First, it is only practical for a small number of articles
and categorization relies on subjective judgement of assessors. In order to
manage and use the data effectively, a more flexible approach is necessary for
classifying information in these large data stores. This problem presents an
environment that is appropriate for applying machine learning and data mining
techniques to automate the process of classifying articles in huge volumes of data.
The availability of large data sources has triggered a significant amount
research in the field of Knowledge Discovery in Databases (KDD). The field of
KDD is the synthesis of various research fields, such as machine learning,
databases, and artificial intelligence [3].
However, the goal of this mixture of research fields is mining these large
quantities of data in order to discover knowledge. The KDD process consists of a
number of activities including data collection, abstraction, and cleansing, and
use of machine learning techniques to find patterns in data (see [3] for steps
of the KDD process).
Classification modeling is a machine learning technique that maps
data instances into one or more pre-defined classes for subsequent use
in detecting
trends and identifying objects. This modeling technique
can be automated using supervised learning methods. For example, supervised categorization is
one important area of research where Learning Classifier Systems (LCS) have been
applied to model the human categorization process [4].
Learning Classifier Systems are a machine learning paradigm in which an agent
learns a task by interacting with its environment. The use of rewards or other
forms of feedback guide the performance of the agent by modifying its rule-based
model of the environment [4]. Learning Classifier Systems have been in existence for more than twenty years,
dating back to the middle
1970's with the introduction of John Holland's Cognitive System One (CS-1) [5]. Since that
time, research has flourished in the LCS community leading to a number of modifications
to the traditional approach which significantly improved the LCS architecture.
These improvements led to a new type of Classifier System, XCS [6,7], developed
by Wilson that evolves accurate, maximally general classifiers.
To this end, the two disciplines, data mining and machine
learning, will be combined in the context of a Learning Classifier System to automate the classification step of the SAM Analysis.
This research will involve automating the classification step of the SAM Analysis based on the domain interests of the researcher. To accomplish this goal, the extent of this study involves the following subtasks:
The first task will provide a means to capture changing user objectives. Researchers with similar backgrounds and interests
can exploit existing rule sets (classifiers) to discover interests of similar users. This
study will investigate user registration as a means for capturing profiles.

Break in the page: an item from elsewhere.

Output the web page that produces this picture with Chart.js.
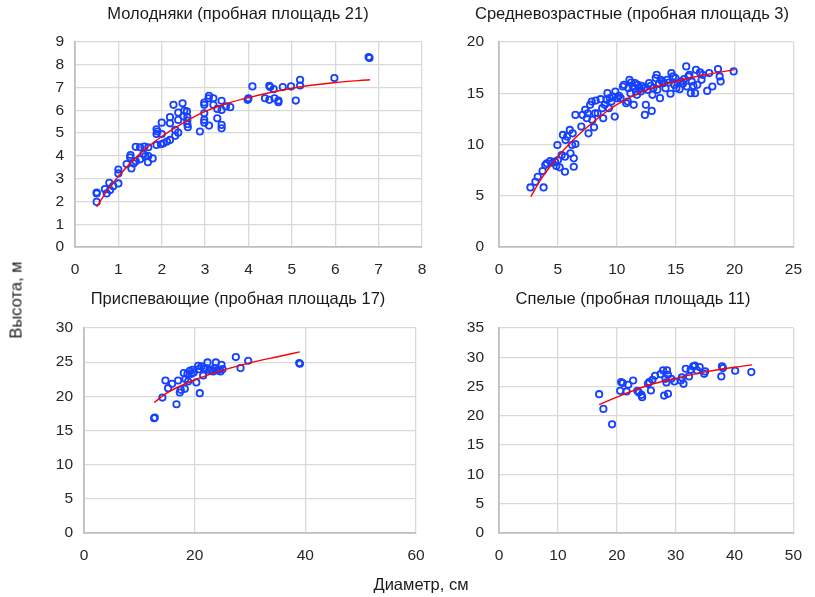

The second task will allow the user to construct classifiers through
visually building decision trees. This approach to building classifiers provides
a means for researchers to encode knowledge regarding the best way to classify
publications under a specific set of categories A data visualization tool, by Ware et al
[8], demonstrates an interactive method for constructing decision tree
classifiers. This tool enables the user to build a decision tree graphically
using two-dimensional polygons. This tool is part of the Weka workbench (http://www.cs.waikato.ac.nz/ml)
and will be considered as a starting point for the development of this task.
The third task is to classify research publications in a SAM database.
The Classifier System proposed for
automating classification of knowledge in research databases will be based on XCS's architecture.
SAM databases present an important platform for investigating the use of automated
data management tools and techniques in the research domain and pose
challenges in the real-world application of knowledge discovery in research databases.
This study will remove the
requirement for researchers to sift manually through volumes of information in
their data stores reducing their workload in terms of time and effort. By
allowing researchers to restructure data stores based on their interests,
they are exposed to activity in their area and discover new ideas for research endeavors.
The investigation thus far indicates that a LCS is a promising paradigm for use
in building an automated data management tool that mine's large research
databases. However, additional research is needed to demonstrate the
ability of this tool to learn pre-defined categories of articles and
classify new articles in large research databases.
As the field of KDD continues to evolve, there are relatively few research
efforts investigating the use of LCS in KDD. There are no well-known academic or
real-world applications for use as benchmarks to validate the results of this
research.
All work to satisfy the Ph.D. course requirements have been completed.
Also, the qualifying examination has been successfully completed. Admission to
Ph. D. candidacy has been received from the graduate school at Texas Tech University.
This candidacy is for the Doctorate of Computer Science in the College of
Engineering. Work on the Ph. D. dissertation is in progress.
Currently, the literature review is being conducted
for this research effort. Also, data repositories have been obtained from
researchers at the Texas Tech Center for Systems Solutions (CSS) and will be
used as training and testing data sets .
By participating in the Doctoral Consortium, I will have an opportunity to share this research effort and obtain input from others involved in similar research endeavors. I hope to gain feedback pertaining to new ideas, feasibility, and scope of the research project.
Sumanth, D.; Omachonu, V. K.; Beruvides, M.G. (1990). "A review of the state-of-the-art research on white collar/knowledge-worker productivity". International Journal of Technology Management, Vol. 5, No. 3, pp. 337-355.